In the example of a non-ML software development model, designs would be released to development as stories 70% of the time but complex design items would stay in design 30% of the time and stories not understood by the developers would return to design 40% of the time. The other transitions are explained by the tensors and weighted by percentages. In the example I have not included a direct flow from Design to Release without going through Development. I have included a link between Release and Design as some items might not meet the customer requirements on Release so could go straight back to Design rather than going back to Development.

With a Markov Chain the probabilities provide a weighting which allows a simple calculation of the efficiency of the model. This make is easy to quantify what percentage of design goes into release with the fewest possible steps. The same can apply to a ML software delivery model with additional states such as Machine Learning Operations and Data Science.

Some learnings in AI Product Management and Markov Chains
A Machine Learning Software Development Lifecycle represented as a Markov Chain

Machine Learning operations including the management of training data and federated learning is a discipline with its own best practices and career progressions. Machine Learning Operations requires specific skills including Dev Ops environment management for training and production separation alongside other skills such as Information Governance processes for training data. Solutions may have ML Ops as their final state before Release, especially in early product releases. ML Ops may also take responsibility for security and Security by Design is important when working with any form of personal data. Privacy-enhancing technologies and Zero-Trust Frameworks are useful here when synchronous algorithms can be victim to model inversion attacks. When working with Genetic Data (GWAS) and or Polygenic Risk Scores it is important to build a secure platform which encrypts personal data and uses PETs to avoid deducing further personal data from training data and the algorithm.

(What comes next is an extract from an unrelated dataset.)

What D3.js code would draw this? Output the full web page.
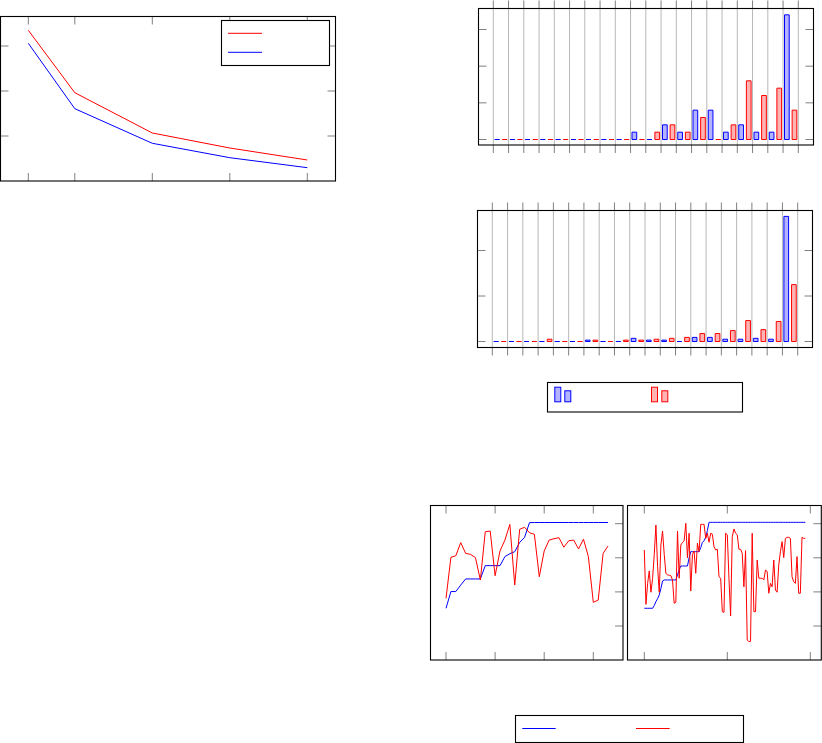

The Data Science capability can sit within any part of the framework from architecture design, product prototyping, and data wrangling, through to software development. Personally, I have always tried to be both a Data Scientist and a Software Developer throughout my career and I always try to cross-convert development skills with data skills in my teams. Too frequently organisations will silo their engineers. As a CTO I always recommend breaking down artificial barriers between Development and Data. It might seem obvious, but a successful ML Product Manager needs to be good at envisioning the problem and how the ‘Problem’ can be solved by Machine Learning. The Product Manager must be able to translate the business problem that can be solved by Machine Learning. This requires trust with the Data Engineering and Research Science capabilities.

The Design phase of any ML implementation requires a strong and flexible architecture. The same concepts of componentisation, architectural separation, and APIs apply equally to a ML service. Persistence is important for more complex machine learning solutions and wrangling data into the appropriate structure in advance will always be advantageous in a closed loop systems. When dealing with PetaBytes of genomic data for example an appropriate Columnar data structure with metadata stored in a graph or hashmap structure can improve the speed of machine learning.

Lastly, the philosophies of Behavioural-Driven Development (BDD) testing and “Given, When, Then” testing still apply with Machine Learning services. Though it becomes even more incumbent upon the ML Product Manager to work on the problem mapping, together with the architects, so that they are figuring out the present problem and how many of them can be solved using machine learning. You can’t solve all your problems and issues using machine learning. Therefore, a machine learning product manager must be able to distinguish those problems. I personally recommend starting with robust and broad acceptance criteria when training a supervised learning model, such as a decision tree, and then finessing the test cases and the model together with the data scientists. With Genomic datasets and Polygenic Risk Scores the test is a correlation for genetic mappings between SNPs, existing test and peer review frameworks then come into play.